WHAT IS EXPECTED
Exactly the lines from the one with "Generate a Python" through the one with "plt.rcParams['mathtext.rm'] = 'Liberation" should be returned, both ends included and nothing else. Omit any pictures.

DATA FOR THIS EXERCISE
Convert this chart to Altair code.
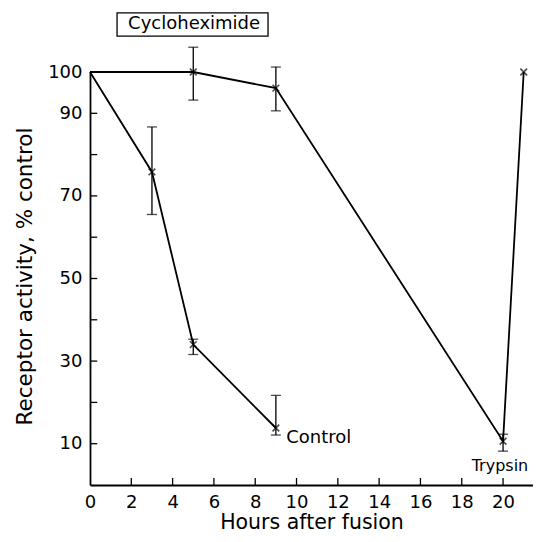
...
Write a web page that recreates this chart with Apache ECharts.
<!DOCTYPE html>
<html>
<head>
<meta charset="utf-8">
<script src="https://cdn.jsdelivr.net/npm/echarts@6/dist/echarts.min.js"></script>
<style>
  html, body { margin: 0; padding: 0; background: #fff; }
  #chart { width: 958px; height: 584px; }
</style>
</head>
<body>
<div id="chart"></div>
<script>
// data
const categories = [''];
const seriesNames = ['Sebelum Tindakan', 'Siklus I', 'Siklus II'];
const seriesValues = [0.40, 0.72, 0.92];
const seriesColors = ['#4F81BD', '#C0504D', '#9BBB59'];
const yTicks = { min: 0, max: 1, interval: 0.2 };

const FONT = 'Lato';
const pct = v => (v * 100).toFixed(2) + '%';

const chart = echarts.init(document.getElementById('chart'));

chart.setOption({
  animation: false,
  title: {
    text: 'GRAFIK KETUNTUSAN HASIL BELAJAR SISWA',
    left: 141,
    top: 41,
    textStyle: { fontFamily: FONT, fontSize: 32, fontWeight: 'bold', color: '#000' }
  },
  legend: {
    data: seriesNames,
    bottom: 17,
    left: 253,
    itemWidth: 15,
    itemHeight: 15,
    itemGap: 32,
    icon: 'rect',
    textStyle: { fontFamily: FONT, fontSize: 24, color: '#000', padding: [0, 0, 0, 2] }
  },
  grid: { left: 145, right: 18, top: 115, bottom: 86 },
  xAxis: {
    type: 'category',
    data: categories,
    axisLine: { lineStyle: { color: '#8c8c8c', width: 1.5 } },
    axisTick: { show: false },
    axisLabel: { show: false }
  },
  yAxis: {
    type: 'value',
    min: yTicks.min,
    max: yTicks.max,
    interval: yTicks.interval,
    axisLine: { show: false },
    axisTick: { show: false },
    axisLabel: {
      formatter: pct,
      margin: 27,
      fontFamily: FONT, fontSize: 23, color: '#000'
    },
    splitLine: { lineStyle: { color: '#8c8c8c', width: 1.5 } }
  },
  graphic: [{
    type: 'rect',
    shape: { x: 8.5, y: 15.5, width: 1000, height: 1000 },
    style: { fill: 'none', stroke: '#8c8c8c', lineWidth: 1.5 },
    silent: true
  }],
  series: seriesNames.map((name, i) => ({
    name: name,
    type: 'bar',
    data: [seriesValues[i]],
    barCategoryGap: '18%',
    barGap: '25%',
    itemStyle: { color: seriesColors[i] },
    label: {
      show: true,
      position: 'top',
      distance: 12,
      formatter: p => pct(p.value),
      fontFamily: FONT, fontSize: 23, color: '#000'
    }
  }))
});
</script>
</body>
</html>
==
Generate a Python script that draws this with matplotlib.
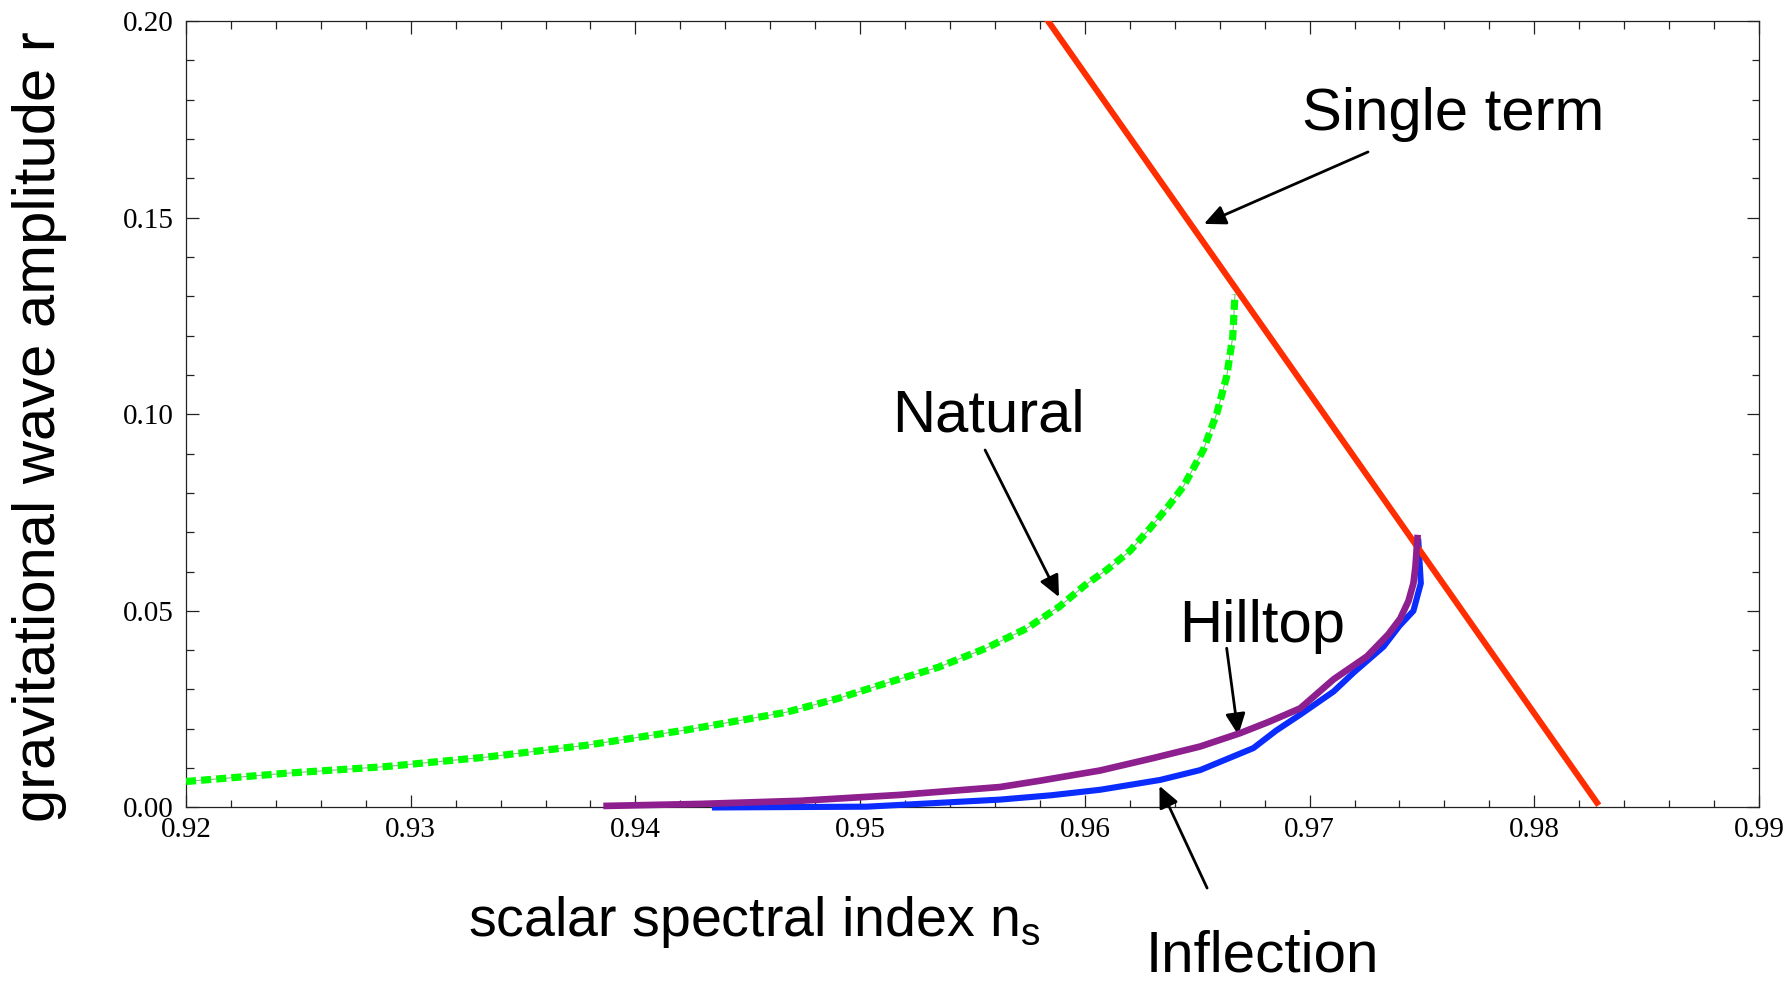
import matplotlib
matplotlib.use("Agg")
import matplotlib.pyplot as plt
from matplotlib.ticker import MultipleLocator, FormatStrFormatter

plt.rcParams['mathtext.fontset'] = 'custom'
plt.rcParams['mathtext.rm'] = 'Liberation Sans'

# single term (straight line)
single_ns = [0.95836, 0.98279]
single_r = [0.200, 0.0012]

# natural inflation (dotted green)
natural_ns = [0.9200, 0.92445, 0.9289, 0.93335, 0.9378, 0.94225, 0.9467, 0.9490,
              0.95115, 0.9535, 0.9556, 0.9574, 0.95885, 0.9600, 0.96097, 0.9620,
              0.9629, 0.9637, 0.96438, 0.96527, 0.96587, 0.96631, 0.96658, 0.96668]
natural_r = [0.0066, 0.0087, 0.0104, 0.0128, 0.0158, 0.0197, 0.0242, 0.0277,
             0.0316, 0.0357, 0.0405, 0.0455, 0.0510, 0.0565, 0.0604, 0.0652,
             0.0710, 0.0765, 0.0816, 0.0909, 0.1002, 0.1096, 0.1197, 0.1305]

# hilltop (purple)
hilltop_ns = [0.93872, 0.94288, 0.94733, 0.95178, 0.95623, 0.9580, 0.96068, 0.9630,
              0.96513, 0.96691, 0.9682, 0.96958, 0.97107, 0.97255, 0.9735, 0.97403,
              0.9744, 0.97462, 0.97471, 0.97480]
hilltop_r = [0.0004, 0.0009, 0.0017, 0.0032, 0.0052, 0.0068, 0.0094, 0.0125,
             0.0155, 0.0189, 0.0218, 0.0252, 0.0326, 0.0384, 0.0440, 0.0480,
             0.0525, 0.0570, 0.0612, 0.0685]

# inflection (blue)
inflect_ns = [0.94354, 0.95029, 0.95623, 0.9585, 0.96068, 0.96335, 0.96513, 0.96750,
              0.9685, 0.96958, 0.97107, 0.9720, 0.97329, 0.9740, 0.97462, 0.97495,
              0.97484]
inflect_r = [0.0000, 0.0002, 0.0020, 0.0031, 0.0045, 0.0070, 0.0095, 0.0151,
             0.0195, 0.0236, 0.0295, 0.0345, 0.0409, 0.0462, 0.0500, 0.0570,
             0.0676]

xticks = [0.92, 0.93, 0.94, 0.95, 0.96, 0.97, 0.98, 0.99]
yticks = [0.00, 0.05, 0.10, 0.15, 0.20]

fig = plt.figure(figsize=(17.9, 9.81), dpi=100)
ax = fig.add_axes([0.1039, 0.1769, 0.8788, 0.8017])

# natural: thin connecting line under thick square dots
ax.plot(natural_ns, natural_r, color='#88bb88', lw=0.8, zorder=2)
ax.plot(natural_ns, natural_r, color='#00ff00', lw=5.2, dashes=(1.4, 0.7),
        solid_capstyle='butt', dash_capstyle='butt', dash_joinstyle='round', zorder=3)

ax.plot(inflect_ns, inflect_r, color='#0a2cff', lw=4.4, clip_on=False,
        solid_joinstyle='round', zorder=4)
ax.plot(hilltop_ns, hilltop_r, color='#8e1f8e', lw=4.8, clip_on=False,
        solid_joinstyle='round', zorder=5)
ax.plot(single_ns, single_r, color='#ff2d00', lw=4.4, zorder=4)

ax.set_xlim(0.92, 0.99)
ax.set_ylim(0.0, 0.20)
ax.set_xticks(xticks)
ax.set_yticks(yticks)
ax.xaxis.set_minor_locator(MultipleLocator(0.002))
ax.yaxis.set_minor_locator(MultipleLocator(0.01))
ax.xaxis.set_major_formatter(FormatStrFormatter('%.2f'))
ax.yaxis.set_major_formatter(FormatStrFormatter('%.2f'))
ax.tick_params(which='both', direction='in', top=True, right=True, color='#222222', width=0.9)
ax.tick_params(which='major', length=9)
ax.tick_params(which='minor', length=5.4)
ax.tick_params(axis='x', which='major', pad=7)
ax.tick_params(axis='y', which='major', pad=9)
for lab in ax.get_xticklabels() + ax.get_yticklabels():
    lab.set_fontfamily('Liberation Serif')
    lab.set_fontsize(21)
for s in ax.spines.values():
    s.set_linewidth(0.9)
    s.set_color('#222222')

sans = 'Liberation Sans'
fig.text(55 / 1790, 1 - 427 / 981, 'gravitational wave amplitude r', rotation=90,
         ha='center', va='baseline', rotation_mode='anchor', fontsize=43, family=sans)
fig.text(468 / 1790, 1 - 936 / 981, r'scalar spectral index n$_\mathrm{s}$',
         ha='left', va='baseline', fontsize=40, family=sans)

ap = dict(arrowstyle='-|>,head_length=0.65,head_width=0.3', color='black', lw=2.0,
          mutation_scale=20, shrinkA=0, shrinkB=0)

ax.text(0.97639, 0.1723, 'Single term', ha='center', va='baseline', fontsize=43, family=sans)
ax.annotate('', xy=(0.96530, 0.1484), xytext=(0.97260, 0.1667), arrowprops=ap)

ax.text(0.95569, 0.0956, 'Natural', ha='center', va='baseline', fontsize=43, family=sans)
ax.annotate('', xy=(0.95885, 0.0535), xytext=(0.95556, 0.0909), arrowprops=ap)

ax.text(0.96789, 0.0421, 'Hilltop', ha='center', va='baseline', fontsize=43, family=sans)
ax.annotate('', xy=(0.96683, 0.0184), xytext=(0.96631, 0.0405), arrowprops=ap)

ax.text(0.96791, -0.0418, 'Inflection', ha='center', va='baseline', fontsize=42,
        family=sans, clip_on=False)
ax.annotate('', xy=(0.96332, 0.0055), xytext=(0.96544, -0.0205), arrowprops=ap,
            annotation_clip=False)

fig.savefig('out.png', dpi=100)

THE REPLY
Generate a Python script that draws this with matplotlib.
import matplotlib
matplotlib.use("Agg")
import matplotlib.pyplot as plt
from matplotlib.ticker import MultipleLocator, FormatStrFormatter

plt.rcParams['mathtext.fontset'] = 'custom'
plt.rcParams['mathtext.rm'] = 'Liberation Sans'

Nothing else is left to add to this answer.